Once a technology dominated by teenagers, the use of short messaging service (SMS) or “texting” is rapidly taking hold among adults 35 and over, according to a study by A.T. Kearney.
The Mobinet study of 2,400 mobile phone users in the United States, United Kingdom, France, Germany, Finland and Japan found that SMS usage grew by 10 percent since the Mobinet study conducted in January 2001. SMS is now growing most strongly among economically powerful middle-aged mobile phone users. In the 35- to 54-year-old age category SMS use grew by 20 percent, while in both the 55 to 64 and 65 and older categories, it grew by 14 percent.
SMS allows users to send a single short message that can be up to 160 characters in length via a mobile phone. It is a store and forward service, meaning short messages are not sent directly from sender to recipient, but through an SMS center or network. Unlike pagers, users do not simply send a short message and hope it gets delivered. Rather, the sender of the short message can receive a return message back notifying them if the short message has been delivered.
In the United States, SMS is beginning to make inroads as its usage rose from 8 percent to 12 percent among Internet-enabled phone users. Intent-to-use SMS in the future looks even brighter, with an additional 30 percent of Internet-enabled phone owners in the United States saying they are likely to use this method of communication.
“Having initially appealed as a cheap and handy communication tool for younger generations, SMS is now being rapidly adopted by adults,” said Paul Collins, A.T. Kearney principal and leader of the study. “If you regard SMS as more than just a messaging route but as a commercial opportunity, then this trend presents significant opportunities for mobile providers, retailers and marketers.”
Because of this, a number of commercial initiatives have been launched or are in the planning stages by mobile phone operators and independent service providers in Europe. In Italy, for example, the largest mobile phone operator, TIM, has more than 1 million registered users for its SMS services, which include news, finance and weather. The service is either subscription-based or free if users agree to accept a short advertising message prior to their requested information.

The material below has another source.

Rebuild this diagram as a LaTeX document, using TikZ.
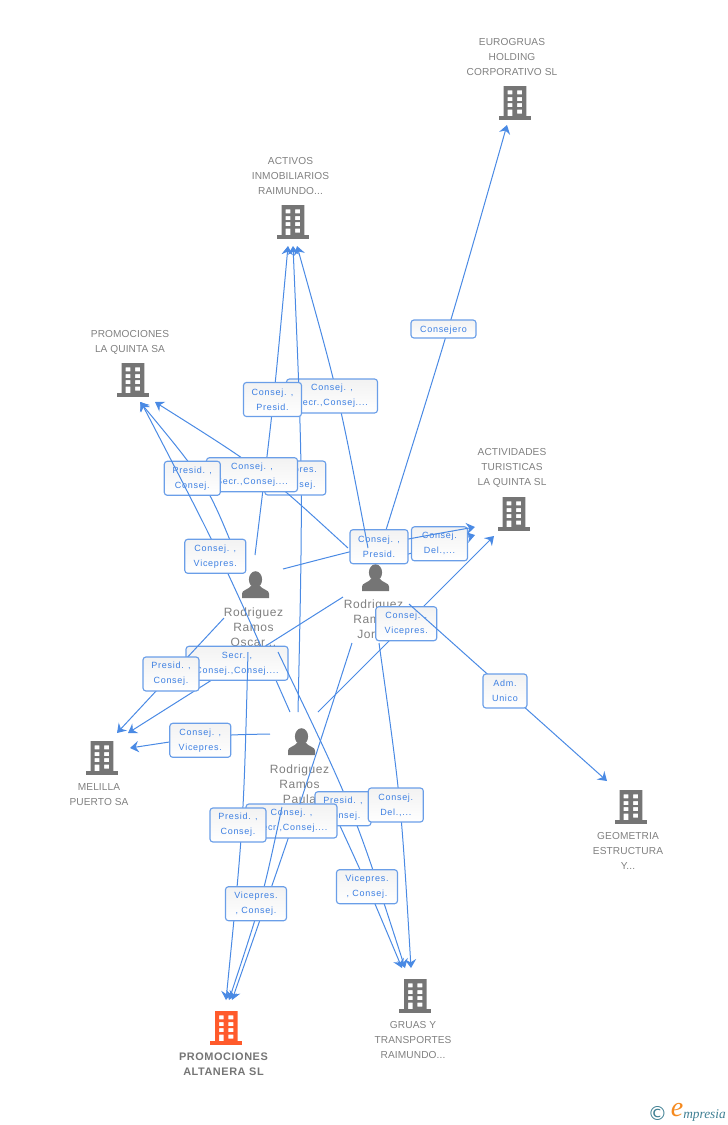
\documentclass[tikz,border=0pt]{standalone}
\usepackage{fontspec}
\setmainfont{Liberation Sans}
\newfontfamily\lblfont[LetterSpace=8]{Liberation Sans}
\newfontfamily\orgfont[LetterSpace=1]{Liberation Sans}
\newfontfamily\perfont[LetterSpace=5]{Liberation Sans}
\newfontfamily\boldorg[LetterSpace=5]{Liberation Sans Bold}
\newfontfamily\logofont{Liberation Serif Italic}
\newfontfamily\symfont{DejaVu Sans}
\usetikzlibrary{arrows.meta}
\definecolor{linkblue}{HTML}{4A8AE4}
\definecolor{boxblue}{HTML}{6A9EE8}
\definecolor{txtblue}{HTML}{3C7FE2}
\definecolor{iconGray}{HTML}{757575}
\definecolor{nameGray}{HTML}{808080}
\definecolor{hotOrange}{HTML}{FF5A2B}
\definecolor{logoTeal}{HTML}{3F7F93}
\definecolor{logoOrange}{HTML}{F58A1F}
\tikzset{
  link/.style={draw=linkblue,line width=.75pt},
  tolink/.style={link,-{Stealth[length=6.5pt,width=8.5pt,inset=2.2pt]}},
  lbl/.style 2 args={draw=boxblue,line width=.85pt,rounded corners=2.2pt,
    top color=black!5,bottom color=white,inner sep=0pt,align=center,
    minimum width=#1*0.75pt,minimum height=#2*0.75pt,text=txtblue,
    font=\lblfont\fontsize{6.75}{11.25}\selectfont,
    execute at begin node={\rule{0pt}{6.6pt}}},
  orgname/.style={text=nameGray,align=center,inner sep=0pt,font=\orgfont\fontsize{7.6}{11.25}\selectfont},
  pername/.style={text=nameGray,align=center,inner sep=0pt,font=\perfont\fontsize{9}{11.25}\selectfont},
  hotname/.style={text=iconGray,align=center,inner sep=0pt,font=\boldorg\fontsize{8.2}{11.25}\selectfont},
  pics/building/.style={code={
    \fill[#1,even odd rule] (-11.3,-17) rectangle (11.3,13.5)
      (-7.3,-12.7) rectangle (-2.7,-8.7) (2,-12.7) rectangle (7,-8.7)
      (-7.3,-6) rectangle (-2.7,-2) (2,-6) rectangle (7,-2)
      (-7.3,0) rectangle (-2.7,4) (2,0) rectangle (7,4)
      (-7.3,6.7) rectangle (-2.7,13.5) (2,6.7) rectangle (7,10.7);
    \fill[#1] (-16,13.2) rectangle (16,16.5);
  }},
  pics/person/.style={code={
    \fill[iconGray] (0,-4.5) ellipse [x radius=6.6,y radius=8.3];
    \fill[iconGray] (-13.5,14) -- (-13.5,9.5) .. controls (-13.5,6) and (-7,5.5) .. (-4.5,2)
      -- (4.5,2) .. controls (7,5.5) and (13.5,6) .. (13.5,9.5) -- (13.5,14) -- cycle;
  }}
}
\begin{document}
\begin{tikzpicture}[x=0.75pt,y=-0.75pt]
\useasboundingbox (0,0) rectangle (728,1125);
% buildings
\pic at (515,103) {building=iconGray};
\pic at (293,222) {building=iconGray};
\pic at (133,380) {building=iconGray};
\pic at (514,514) {building=iconGray};
\pic at (102,758) {building=iconGray};
\pic at (631,807) {building=iconGray};
\pic at (415.3,996) {building=iconGray};
\pic at (226.3,1028) {building=hotOrange};
% company names
\node[orgname] (nEuro) at (512,57) {EUROGRUAS\\HOLDING\\CORPORATIVO SL};
\node[orgname] (nActi) at (290.5,176.5) {ACTIVOS\\INMOBILIARIOS\\RAIMUNDO...};
\node[orgname] (nProm) at (130,342) {PROMOCIONES\\LA QUINTA SA};
\node[orgname] (nTur) at (512,468) {ACTIVIDADES\\TURISTICAS\\LA QUINTA SL};
\node[orgname] (nMel) at (99,795) {MELILLA\\PUERTO SA};
\node[orgname] (nGeo) at (628,851) {GEOMETRIA\\ESTRUCTURA\\Y...};
\node[orgname] (nGru) at (413,1040) {GRUAS Y\\TRANSPORTES\\RAIMUNDO...};
\node[hotname] (nAlt) at (223.5,1064.5) {PROMOCIONES\\ALTANERA SL};
% persons
\pic at (255.5,584) {person};
\pic at (375.5,577) {person};
\pic at (301.5,741) {person};
\node[pername] (nOsc) at (253.5,627) {Rodriguez\\Ramos\\Oscar...};
\node[pername] (nJor) at (373.5,620) {Rodriguez\\Ramos\\Jorge};
\node[pername] (nPau) at (299.5,784) {Rodriguez\\Ramos\\Paula};
% anchor points of the connectors
\coordinate (oscActi) at (255,555);   \coordinate (actiOsc) at (288,246);
\coordinate (pauActi) at (298,712);   \coordinate (actiPau) at (293,246);
\coordinate (jorActi) at (368,548);   \coordinate (actiJor) at (297,246);
\coordinate (jorEuro) at (386,530);   \coordinate (euroJor) at (507,125);
\coordinate (jorTur)  at (405,555);   \coordinate (turJor)  at (475,535);
\coordinate (oscTur)  at (283,569);   \coordinate (turOsc)  at (475,527);
\coordinate (pauTur)  at (318,712);   \coordinate (turPau)  at (494,536);
\coordinate (jorGeo)  at (409,604);   \coordinate (geoJor)  at (607,781);
\coordinate (jorProm) at (348,548);   \coordinate (promJor) at (155,402);
\coordinate (oscProm) at (240,565);   \coordinate (promOsc) at (140,402);
\coordinate (pauProm) at (290,712);   \coordinate (promPau) at (141,402);
\coordinate (oscMel)  at (224,618);   \coordinate (melOsc)  at (117,733);
\coordinate (jorMel)  at (343,597);   \coordinate (melJor)  at (128,733);
\coordinate (pauMel)  at (270,734);   \coordinate (melPau)  at (130,748);
\coordinate (oscAlt)  at (248,652);   \coordinate (altOsc)  at (226,1000);
\coordinate (jorAlt)  at (352,643);   \coordinate (altJor)  at (232,1000);
\coordinate (pauAlt)  at (282,807);   \coordinate (altPau)  at (229,1000);
\coordinate (oscGru)  at (278,652);   \coordinate (gruOsc)  at (405,968);
\coordinate (jorGru)  at (379,643);   \coordinate (gruJor)  at (411,968);
\coordinate (pauGru)  at (335,815);   \coordinate (gruPau)  at (402,968);
% connectors and their labels, in stacking order
\draw[tolink] (jorEuro) .. controls (450,325) .. (euroJor);
\node[lbl={65}{18}] (lEuro) at (443.5,329) {Consejero};
\draw[tolink] (jorTur) -- (turJor);
\node[lbl={56}{34}] (lJorTur) at (439.5,543.8) {Consej.\\Del.,...};
\draw[tolink] (oscTur) .. controls (379,544) .. (turOsc);
\node[lbl={58}{34}] (lOscTur) at (379,546.7) {Consej. ,\\Presid.};
\draw[tolink] (jorActi) .. controls (339,396) .. (actiJor);
\node[lbl={91}{34}] (lJorActi) at (332,396) {Consej. ,\\Secr.,Consej....};
\draw[tolink] (pauActi) .. controls (303,480) .. (actiPau);
\node[lbl={61}{34}] (lPauActi) at (295.3,478) {Vicepres.\\, Consej.};
\draw[tolink] (oscActi) .. controls (274,400) .. (actiOsc);
\node[lbl={58}{34}] (lOscActi) at (272.5,399.5) {Consej. ,\\Presid.};
\draw[tolink] (jorProm) .. controls (263,470) .. (promJor);
\node[lbl={91}{34}] (lJorProm) at (252,474.7) {Consej. ,\\Secr.,Consej....};
\draw[tolink] (oscProm) .. controls (207,483) .. (promOsc);
\node[lbl={56}{34}] (lOscProm) at (192.3,478.3) {Presid. ,\\Consej.};
\draw[tolink] (pauProm) .. controls (222,558) .. (promPau);
\node[lbl={61}{34}] (lPauProm) at (215.3,556.3) {Consej. ,\\Vicepres.};
\draw[tolink] (jorMel) -- (melJor);
\node[lbl={102}{34}] (lJorMel) at (237,663.3) {Secr. ,\\Consej.,Consej....};
\draw[tolink] (oscMel) -- (melOsc);
\node[lbl={56}{34}] (lOscMel) at (171,674) {Presid. ,\\Consej.};
\draw[tolink] (pauMel) .. controls (215,735) .. (melPau);
\node[lbl={61}{34}] (lPauMel) at (200.3,740.3) {Consej. ,\\Vicepres.};
\draw[tolink] (pauTur) -- (turPau);
\node[lbl={61}{34}] (lPauTur) at (406.3,623.7) {Consej. ,\\Vicepres.};
\draw[tolink] (jorGeo) -- (geoJor);
\node[lbl={44}{34}] (lJorGeo) at (505,691) {Adm.\\Unico};
\draw[tolink] (pauGru) .. controls (365,880) .. (gruPau);
\draw[tolink] (oscGru) .. controls (354,810) .. (gruOsc);
\node[lbl={56}{34}] (lOscGru) at (343,808.7) {Presid. ,\\Consej.};
\draw[tolink] (jorGru) .. controls (401,800) .. (gruJor);
\node[lbl={55}{34}] (lJorGru) at (395.8,805) {Consej.\\Del.,...};
\node[lbl={61}{34}] (lPauGru) at (367,886.7) {Vicepres.\\, Consej.};
\draw[tolink] (jorAlt) .. controls (295,820) .. (altJor);
\node[lbl={91}{34}] (lJorAlt) at (291.5,821) {Consej. ,\\Secr.,Consej....};
\draw[tolink] (oscAlt) .. controls (243.5,825) .. (altOsc);
\node[lbl={56}{34}] (lOscAlt) at (238,825) {Presid. ,\\Consej.};
\draw[tolink] (pauAlt) .. controls (262,900) .. (altPau);
\node[lbl={61}{34}] (lPauAlt) at (256,903.7) {Vicepres.\\, Consej.};
% logo
\node[text=logoTeal,inner sep=0pt,font=\symfont\fontsize{14.5}{15}\selectfont] (logoC) at (657.5,1113.5) {©};
\node[text=logoOrange,inner sep=0pt,font=\logofont\fontsize{21}{21}\selectfont] (logoE) at (677,1110) {e};
\node[text=logoTeal,inner sep=0pt,anchor=base west,font=\logofont\fontsize{10}{11}\selectfont] (logoT) at (683,1118) {mpresia};
\end{tikzpicture}
\end{document}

In Britain, insurer Direct Line sends an SMS message to a policyholder when their policy is about to expire. Because the message contains an embedded phone number, the receiver can press “call” and be put through immediately to a Direct Line call center.
Other U.K. marketers are also investigating the advantages of SMS. Cadbury, McDonald’s, Tango, Channel 4, Emap, British Airways, Guinness and Red Bull have all explored ways of reaching out to and interacting with customers via SMS. The number of planned SMS campaigns has prompted the U.K. Wireless Marketing Association to draw up a code of practice with network operators to try to avoid inundating and alienating mobile users.
“These new findings from our ongoing Mobinet research indicate that SMS could be the key to the pocketbooks of mobile users in the United States,” said Mitch Mitchell, A.T. Kearney vice president and co-leader of its North American communications and high technology practice. “As email eased the way for many computer users onto the Internet, using SMS in creative ways that benefit the consumer could get people more comfortable with using their mobile phones for non-voice purposes.”
What’s interesting about the SMS trend is that the Mobinet studies have found diminishing consumer interest in mobile purchasing using Internet-enabled mobile phones. Intent to use phones for purchasing has collapsed from a survey average of 12 percent six months ago, to just 4 percent. The first Mobinet study in June 2000 recorded a 32 percent intent-to-use.
“It is still too early to draw a conclusive view because some industry optimists believe it is simply part of a U-shaped curve which begins with the curiosity of early-adopters then falls away before climbing strongly as the sales channel becomes widely accepted,” Collins said. “However, at this stage there is no sign of a recovery.”
Actual mobile purchasing remains insignificant, recording a 2 percent response, up from 1 percent in the previous study. Germany showed the strongest increase in this regard, with 7 percent of respondents claiming to have purchased something online during the six months prior to the study, using an Internet-enabled phone.
In Japan, the NTT DoCoMo system has been well developed for m-commerce users in terms of handsets and adapted Web sites. Nevertheless, Japanese intent-to-use has fallen from 42 percent in June 2000 to 17 percent in January 2001 to just 7 percent today.
The study also found that penetration of Internet-enabled mobile phones worldwide has increased from 16 percent to 24 percent, primarily due to large increases in Japan (55 percent) and Germany (36 percent). In the United States, penetration rose slightly from 13 percent in January 2001 to 14 percent in June. It should come as no surprise that SMS is 35 percent more popular with users of Internet-enabled phones than with non-users.
Users of Internet-enabled phones are also extremely enthusiastic about their email possibilities. The number of mobile phone emailers has swelled from 37 percent to 51 percent. U.S. mobile phone-based emailers have grown from 27 percent of those U.S. users surveyed in January 2001 to 37 percent in June 2001.
According to a study by Accenture, the global market for wireless Internet-capable devices is set to grow 630 percent by 2005, by which time there will be more than 1.7 billion mobile connections. In the United States alone, Accenture predicts m-commerce transactions will be a $20 billion business at that time.